Friday 8 February 2013

LITERARY CORNER: Stendhal & Unrequited Love


Marie-Henri Beyle, also known as Stendhal, was born in Grenoble on 23 January 1783.  Before becoming a famous writer, he took part in Napoleon’s campaigns in Italy, Germany, Russia and Austria as aide-de-camp to General Michoud.  Known for such masterpieces as The Red and the Black and The Charterhouse Parma, Stendhal always considered his treatise on Love to be his principal work.

Inspired by his own obsession for Mathilde Viscontini Dembowski, the great French author dissects his own passion and through his knowledge of history, literature and philosophy objectively examines the phenomenon of love. 

In one of his most provoking chapters, he analyzes his own experience of loving passionately for many years someone who did not return his love and so places Unrequited Love as one of the phenomenon’s most powerful forms.  He says:

            The sight of anything extremely beautiful, in Nature or the arts, makes you
            think instantly of your beloved…Everything sublime and beautiful becomes
            a part of your beloved’s beauty and the unexpected reminder of happiness
            fills your eyes with tears on the instant.  In this way a love of the beautiful,
            and love itself, inspire each other (Stendhal, 62).

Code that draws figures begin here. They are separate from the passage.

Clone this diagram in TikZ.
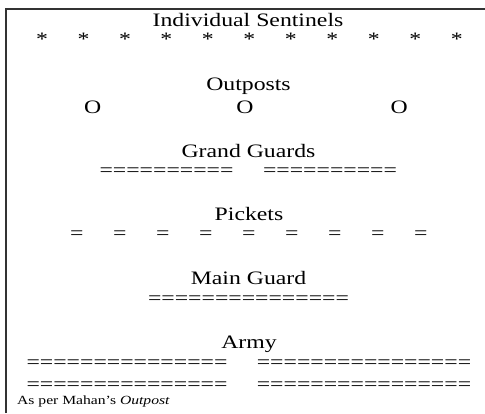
\documentclass[tikz,border=0pt]{standalone}
\usepackage{fontspec}
\setmainfont[FakeStretch=1.25]{Liberation Serif}
\begin{document}
\begin{tikzpicture}[x=1pt,y=-1pt,
  every node/.style={inner sep=0pt, anchor=base, text=black},
  head/.style={font=\fontsize{19}{22}\selectfont},
  sym/.style={font=\fontsize{19}{22}\selectfont},
  note/.style={anchor=base west, font=\fontsize{12.5}{14}\selectfont},
  frame/.style={line width=1.5pt, draw=black!80}]
\useasboundingbox (0,0) rectangle (485,413);
\draw[frame] (6,413) -- (6,9) -- (485,9);
% Individual sentinels
\node[head] (sentinels) at (248,26) {Individual Sentinels};
\foreach \i in {0,...,10} \node[sym] (ast\i) at ({42+41.47*\i},45) {*};
% Outposts
\node[head] (outposts) at (248.5,90) {Outposts};
\node[sym] (o1) at (92.7,113) {O};
\node[sym] (o2) at (245,113) {O};
\node[sym] (o3) at (399.3,113) {O};
% Grand guards
\node[head] (grand) at (248.5,157) {Grand Guards};
\node[sym] (gg1) at (166.5,176) {==========};
\node[sym] (gg2) at (330,176) {==========};
% Pickets
\node[head] (pickets) at (249,220) {Pickets};
\foreach \i in {0,...,8} \node[sym] (pk\i) at ({76.7+43*\i},239) {=};
% Main guard
\node[head] (main) at (248.5,284) {Main Guard};
\node[sym] (mg) at (248.5,304) {===============};
% Army
\node[head] (army) at (249,348) {Army};
\node[sym] (a1) at (127,368) {===============};
\node[sym] (a2) at (364,368) {================};
\node[sym] (a3) at (127,390) {===============};
\node[sym] (a4) at (364,390) {================};
% note
\node[note] (note) at (17,404.5) {As per Mahan’s \textit{Outpost}};
\end{tikzpicture}
\end{document}
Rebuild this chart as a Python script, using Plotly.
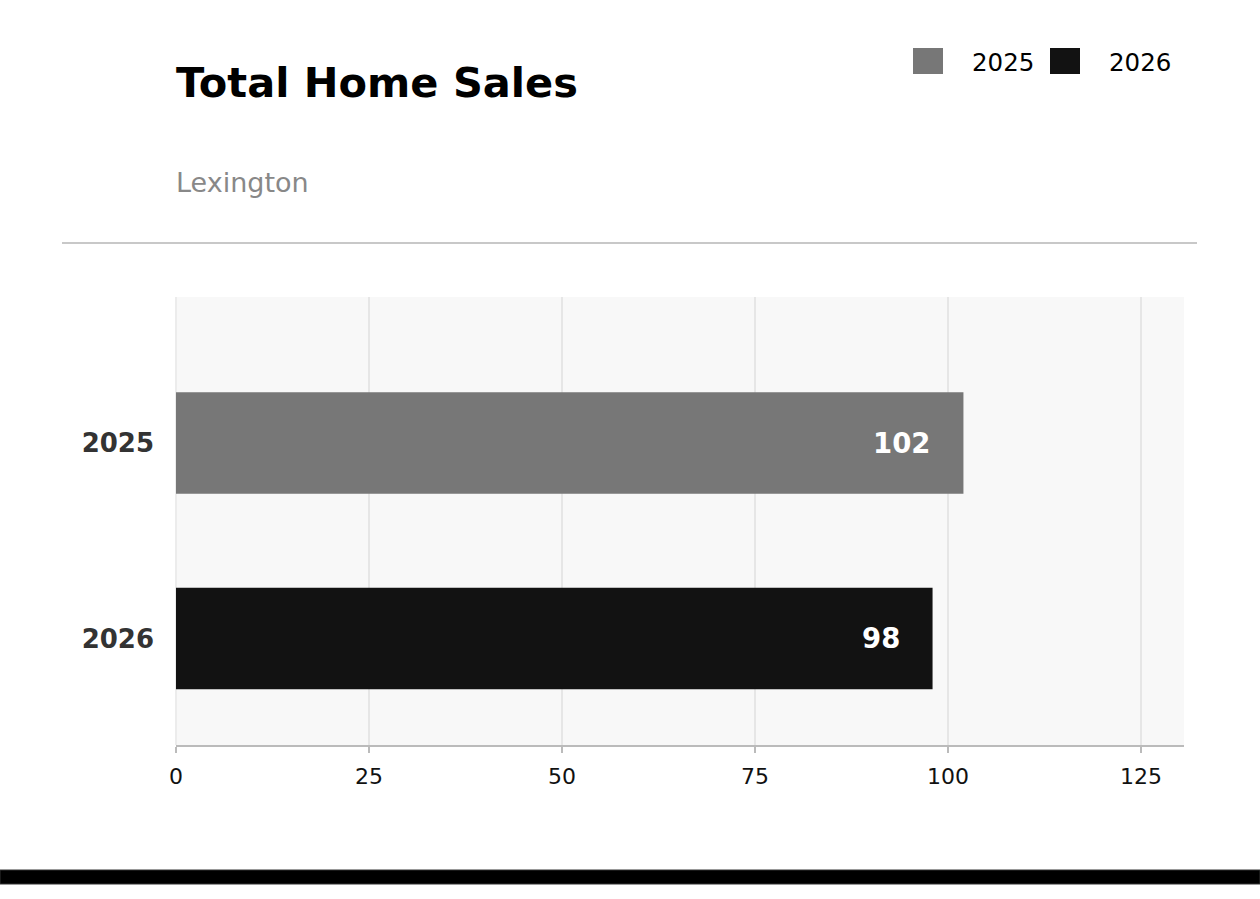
import plotly.graph_objects as go

# ---- data ----
categories = ["2025", "2026"]
sales = [102, 98]
series_colors = ["#777777", "#121212"]
title_text = "Total Home Sales"
subtitle_text = "Lexington"
x_ticks = [0, 25, 50, 75, 100, 125]

FONT = "DejaVu Sans"
PL, PT, PW, PH = 176, 297, 1008, 448  # plot area in pixels


def px_x(px):
    return (px - PL) / PW


def px_y(py):
    return (PT + PH - py) / PH


fig = go.Figure()
for cat, val, col in zip(categories, sales, series_colors):
    fig.add_trace(go.Bar(
        y=[cat], x=[val], name=cat, orientation="h",
        marker=dict(color=col, line=dict(width=0)),
        width=0.52,
        showlegend=False,
        hoverinfo="x+y",
    ))

shapes = [
    # separator rule under header
    dict(type="line", xref="paper", yref="paper",
         x0=px_x(62), x1=px_x(1197), y0=px_y(243), y1=px_y(243),
         line=dict(color="#c8c8c8", width=2)),
    # bottom footer bar
    dict(type="rect", xref="paper", yref="paper",
         x0=px_x(0), x1=px_x(1260), y0=px_y(884), y1=px_y(870),
         fillcolor="#000000", line=dict(color="#333333", width=1)),
]

annotations = [
    dict(text="<b>" + title_text + "</b>", xref="paper", yref="paper",
         x=0, y=px_y(82), xanchor="left", yanchor="middle", xshift=-2,
         showarrow=False, font=dict(family=FONT, size=41.5, color="#000000")),
    dict(text=subtitle_text, xref="paper", yref="paper",
         x=0, y=px_y(183), xanchor="left", yanchor="middle", xshift=-2,
         showarrow=False, font=dict(family=FONT, size=27, color="#888888")),
]

# value labels inside bar ends (y given as category index)
for i, val in enumerate(sales):
    annotations.append(dict(text="<b>%d</b>" % val, x=val, y=i,
                            xref="x", yref="y", xanchor="right", yanchor="middle",
                            xshift=-31, showarrow=False,
                            font=dict(family=FONT, size=27.5, color="white")))

# custom legend (larger swatches than plotly's built-in legend)
legend_x = [913, 1050]
for cat, col, lx in zip(categories, series_colors, legend_x):
    shapes.append(dict(type="rect", xref="paper", yref="paper",
                       x0=px_x(lx), x1=px_x(lx + 30),
                       y0=px_y(74), y1=px_y(48),
                       fillcolor=col, line=dict(width=0)))
    annotations.append(dict(text=cat, xref="paper", yref="paper",
                            x=px_x(lx + 57), y=px_y(62),
                            xanchor="left", yanchor="middle", showarrow=False,
                            font=dict(family=FONT, size=24.5, color="#000000")))

fig.update_layout(
    width=1260, height=899,
    margin=dict(l=PL, r=1260 - PL - PW, t=PT, b=899 - PT - PH),
    paper_bgcolor="white", plot_bgcolor="#f8f8f8",
    barmode="overlay",
    shapes=shapes, annotations=annotations,
    showlegend=False,
    font=dict(family=FONT),
)
fig.update_xaxes(
    range=[0, 130.57], tickvals=x_ticks,
    showgrid=True, gridcolor="#e6e6e6", gridwidth=1.5,
    zeroline=True, zerolinecolor="#ececec", zerolinewidth=1.5,
    showline=True, linecolor="#bbbbbb", linewidth=2,
    ticks="outside", ticklen=6, tickcolor="#bbbbbb", tickwidth=1.5,
    ticklabelstandoff=5,
    tickfont=dict(family=FONT, size=22, color="#111111"),
    fixedrange=True,
)
fig.update_yaxes(
    type="category", categoryorder="array", categoryarray=categories,
    range=[1.545, -0.747],
    showgrid=False, zeroline=False, showline=False,
    ticks="", ticklabelstandoff=21,
    tickfont=dict(family=FONT, size=26, color="#333333", weight="bold"),
    fixedrange=True,
)

fig.write_html("out.html")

One of the reasons this form of love remains so powerful for so long, according to Stendhal, is that as the real memories of the beloved fade into the unconscious past, only the sensations the beloved inspired remains in the present consciousness of the unhappy lover.  Not being able to diffuse sensation with recollection, makes the senses of the unhappy lover vulnerable to physical stimuli randomly encountered (such as a scent that reminds a man of his beloved’s perfume) and by the very nature of its unexpectedness recalls the passion more vividly.  The unhappy lover then learns to pair exhilaration with the contemplation of his beloved and eventually comes to despair the loss of his unhappy love.  On this potential loss, Stendhal says:

                You no longer enjoy thinking of your mistress, and even though you are
                prostrated by her harshness you think yourself unhappier still to have lost
                interest in everything.  A thoroughly miserable and depressed blankness
                follows a state of mind which, despite its agitation, nevertheless saw all
                Nature fraught with novelty, passion, and interest (64).
           
Before the loss of unrequited love a simple encounter with a rose might excite a sacred inner contemplation that elevates a mundane afternoon into something symphonic.  After the loss of this kind of love, however, a rose is just a rose.


"Nancy!!"




Stendhal.  Love.  1822.  Trans. Gilbert & Suzanne Sale.  Markham: Penguin Books, 1975.